◆ WHAT IS EXPECTED ◆
Write the data out again exactly, dropping any images it holds.

◆ GIVEN INFORMATION ◆
%%

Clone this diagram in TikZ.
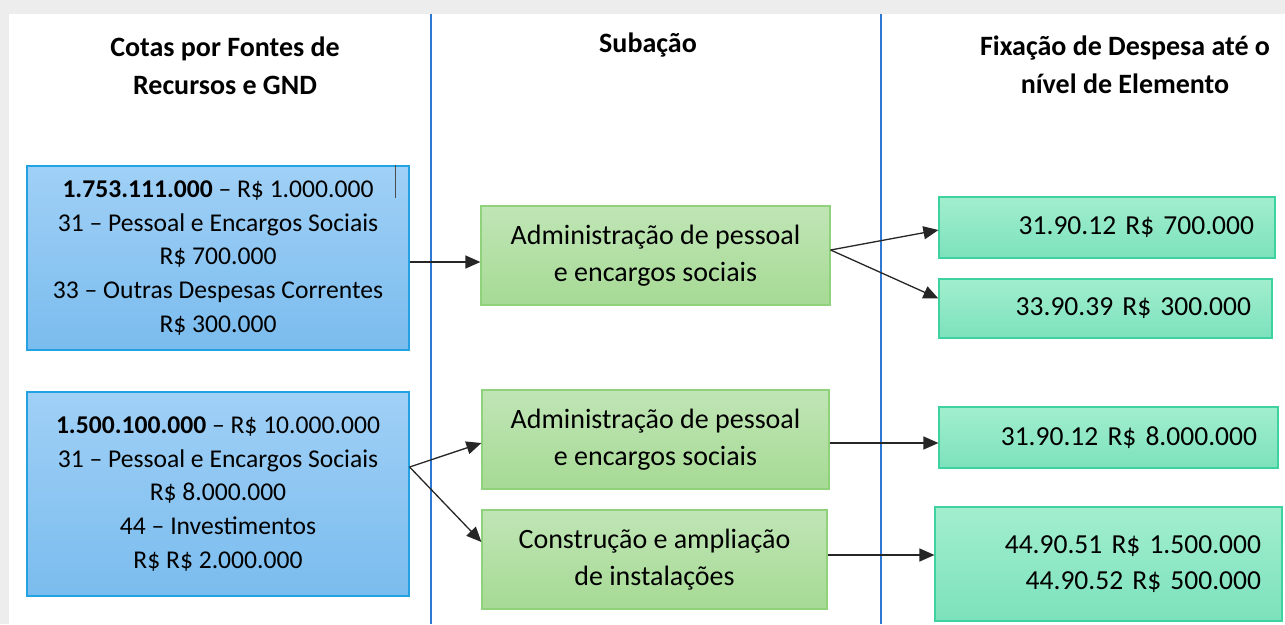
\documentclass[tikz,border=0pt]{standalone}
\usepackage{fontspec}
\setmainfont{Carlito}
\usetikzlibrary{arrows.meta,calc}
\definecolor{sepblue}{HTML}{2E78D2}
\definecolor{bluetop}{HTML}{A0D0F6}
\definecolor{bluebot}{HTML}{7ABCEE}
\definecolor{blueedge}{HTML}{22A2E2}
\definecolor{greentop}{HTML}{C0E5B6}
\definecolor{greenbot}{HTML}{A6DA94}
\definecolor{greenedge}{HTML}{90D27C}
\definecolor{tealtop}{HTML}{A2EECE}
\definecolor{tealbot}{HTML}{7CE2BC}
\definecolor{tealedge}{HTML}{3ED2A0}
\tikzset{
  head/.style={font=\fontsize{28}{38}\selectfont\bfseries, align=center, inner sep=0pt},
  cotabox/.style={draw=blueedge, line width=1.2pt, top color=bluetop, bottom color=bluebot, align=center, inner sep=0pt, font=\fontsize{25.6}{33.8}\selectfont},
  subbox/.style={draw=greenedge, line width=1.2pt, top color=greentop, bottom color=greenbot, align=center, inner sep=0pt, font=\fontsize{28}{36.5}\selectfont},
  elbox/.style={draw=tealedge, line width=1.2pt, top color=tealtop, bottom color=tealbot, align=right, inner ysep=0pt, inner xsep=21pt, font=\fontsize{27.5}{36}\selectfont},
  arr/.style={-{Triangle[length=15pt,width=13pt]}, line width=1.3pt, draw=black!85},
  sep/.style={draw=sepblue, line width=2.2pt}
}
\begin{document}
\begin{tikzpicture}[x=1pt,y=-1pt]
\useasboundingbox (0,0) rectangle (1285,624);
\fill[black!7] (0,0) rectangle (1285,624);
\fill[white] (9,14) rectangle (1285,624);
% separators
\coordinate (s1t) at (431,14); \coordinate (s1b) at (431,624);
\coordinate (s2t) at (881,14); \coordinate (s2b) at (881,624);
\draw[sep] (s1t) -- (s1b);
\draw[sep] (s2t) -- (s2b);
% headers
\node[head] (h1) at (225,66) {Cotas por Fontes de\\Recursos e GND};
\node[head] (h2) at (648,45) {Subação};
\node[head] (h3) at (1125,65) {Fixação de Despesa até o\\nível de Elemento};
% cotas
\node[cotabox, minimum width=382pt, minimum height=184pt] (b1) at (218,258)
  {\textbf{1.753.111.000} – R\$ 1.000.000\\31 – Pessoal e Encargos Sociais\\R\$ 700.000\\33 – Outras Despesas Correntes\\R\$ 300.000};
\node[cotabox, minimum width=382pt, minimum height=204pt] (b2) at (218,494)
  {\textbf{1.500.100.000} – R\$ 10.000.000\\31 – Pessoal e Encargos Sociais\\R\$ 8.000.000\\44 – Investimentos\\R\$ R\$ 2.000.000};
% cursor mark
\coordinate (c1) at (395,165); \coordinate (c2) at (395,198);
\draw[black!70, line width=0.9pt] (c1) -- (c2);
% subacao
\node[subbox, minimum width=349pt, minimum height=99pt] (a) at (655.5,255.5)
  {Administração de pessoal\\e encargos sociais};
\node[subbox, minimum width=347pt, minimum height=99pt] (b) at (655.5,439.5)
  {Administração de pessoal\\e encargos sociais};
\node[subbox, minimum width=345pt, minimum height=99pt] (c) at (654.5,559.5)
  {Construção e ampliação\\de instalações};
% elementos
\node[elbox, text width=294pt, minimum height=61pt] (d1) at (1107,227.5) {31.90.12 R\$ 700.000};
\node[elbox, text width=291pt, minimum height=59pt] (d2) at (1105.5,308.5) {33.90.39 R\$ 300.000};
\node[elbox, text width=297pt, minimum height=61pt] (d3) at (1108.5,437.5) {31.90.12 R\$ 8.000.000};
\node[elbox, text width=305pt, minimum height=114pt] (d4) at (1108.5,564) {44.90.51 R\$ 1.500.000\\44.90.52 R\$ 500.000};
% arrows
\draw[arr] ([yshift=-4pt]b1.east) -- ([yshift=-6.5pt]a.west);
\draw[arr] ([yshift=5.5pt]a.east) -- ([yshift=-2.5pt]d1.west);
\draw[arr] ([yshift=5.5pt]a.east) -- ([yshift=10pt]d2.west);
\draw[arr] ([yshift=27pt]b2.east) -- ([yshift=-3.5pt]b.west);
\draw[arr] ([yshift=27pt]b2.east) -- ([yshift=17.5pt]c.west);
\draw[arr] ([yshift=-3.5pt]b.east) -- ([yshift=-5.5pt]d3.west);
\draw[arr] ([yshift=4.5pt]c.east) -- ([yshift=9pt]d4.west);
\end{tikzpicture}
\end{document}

%%

◆ TASK OUTPUT ◆
Clone this diagram in TikZ.
\documentclass[tikz,border=0pt]{standalone}
\usepackage{fontspec}
\setmainfont{Carlito}
\usetikzlibrary{arrows.meta,calc}
\definecolor{sepblue}{HTML}{2E78D2}
\definecolor{bluetop}{HTML}{A0D0F6}
\definecolor{bluebot}{HTML}{7ABCEE}
\definecolor{blueedge}{HTML}{22A2E2}
\definecolor{greentop}{HTML}{C0E5B6}
\definecolor{greenbot}{HTML}{A6DA94}
\definecolor{greenedge}{HTML}{90D27C}
\definecolor{tealtop}{HTML}{A2EECE}
\definecolor{tealbot}{HTML}{7CE2BC}
\definecolor{tealedge}{HTML}{3ED2A0}
\tikzset{
  head/.style={font=\fontsize{28}{38}\selectfont\bfseries, align=center, inner sep=0pt},
  cotabox/.style={draw=blueedge, line width=1.2pt, top color=bluetop, bottom color=bluebot, align=center, inner sep=0pt, font=\fontsize{25.6}{33.8}\selectfont},
  subbox/.style={draw=greenedge, line width=1.2pt, top color=greentop, bottom color=greenbot, align=center, inner sep=0pt, font=\fontsize{28}{36.5}\selectfont},
  elbox/.style={draw=tealedge, line width=1.2pt, top color=tealtop, bottom color=tealbot, align=right, inner ysep=0pt, inner xsep=21pt, font=\fontsize{27.5}{36}\selectfont},
  arr/.style={-{Triangle[length=15pt,width=13pt]}, line width=1.3pt, draw=black!85},
  sep/.style={draw=sepblue, line width=2.2pt}
}
\begin{document}
\begin{tikzpicture}[x=1pt,y=-1pt]
\useasboundingbox (0,0) rectangle (1285,624);
\fill[black!7] (0,0) rectangle (1285,624);
\fill[white] (9,14) rectangle (1285,624);
% separators
\coordinate (s1t) at (431,14); \coordinate (s1b) at (431,624);
\coordinate (s2t) at (881,14); \coordinate (s2b) at (881,624);
\draw[sep] (s1t) -- (s1b);
\draw[sep] (s2t) -- (s2b);
% headers
\node[head] (h1) at (225,66) {Cotas por Fontes de\\Recursos e GND};
\node[head] (h2) at (648,45) {Subação};
\node[head] (h3) at (1125,65) {Fixação de Despesa até o\\nível de Elemento};
% cotas
\node[cotabox, minimum width=382pt, minimum height=184pt] (b1) at (218,258)
  {\textbf{1.753.111.000} – R\$ 1.000.000\\31 – Pessoal e Encargos Sociais\\R\$ 700.000\\33 – Outras Despesas Correntes\\R\$ 300.000};
\node[cotabox, minimum width=382pt, minimum height=204pt] (b2) at (218,494)
  {\textbf{1.500.100.000} – R\$ 10.000.000\\31 – Pessoal e Encargos Sociais\\R\$ 8.000.000\\44 – Investimentos\\R\$ R\$ 2.000.000};
% cursor mark
\coordinate (c1) at (395,165); \coordinate (c2) at (395,198);
\draw[black!70, line width=0.9pt] (c1) -- (c2);
% subacao
\node[subbox, minimum width=349pt, minimum height=99pt] (a) at (655.5,255.5)
  {Administração de pessoal\\e encargos sociais};
\node[subbox, minimum width=347pt, minimum height=99pt] (b) at (655.5,439.5)
  {Administração de pessoal\\e encargos sociais};
\node[subbox, minimum width=345pt, minimum height=99pt] (c) at (654.5,559.5)
  {Construção e ampliação\\de instalações};
% elementos
\node[elbox, text width=294pt, minimum height=61pt] (d1) at (1107,227.5) {31.90.12 R\$ 700.000};
\node[elbox, text width=291pt, minimum height=59pt] (d2) at (1105.5,308.5) {33.90.39 R\$ 300.000};
\node[elbox, text width=297pt, minimum height=61pt] (d3) at (1108.5,437.5) {31.90.12 R\$ 8.000.000};
\node[elbox, text width=305pt, minimum height=114pt] (d4) at (1108.5,564) {44.90.51 R\$ 1.500.000\\44.90.52 R\$ 500.000};
% arrows
\draw[arr] ([yshift=-4pt]b1.east) -- ([yshift=-6.5pt]a.west);
\draw[arr] ([yshift=5.5pt]a.east) -- ([yshift=-2.5pt]d1.west);
\draw[arr] ([yshift=5.5pt]a.east) -- ([yshift=10pt]d2.west);
\draw[arr] ([yshift=27pt]b2.east) -- ([yshift=-3.5pt]b.west);
\draw[arr] ([yshift=27pt]b2.east) -- ([yshift=17.5pt]c.west);
\draw[arr] ([yshift=-3.5pt]b.east) -- ([yshift=-5.5pt]d3.west);
\draw[arr] ([yshift=4.5pt]c.east) -- ([yshift=9pt]d4.west);
\end{tikzpicture}
\end{document}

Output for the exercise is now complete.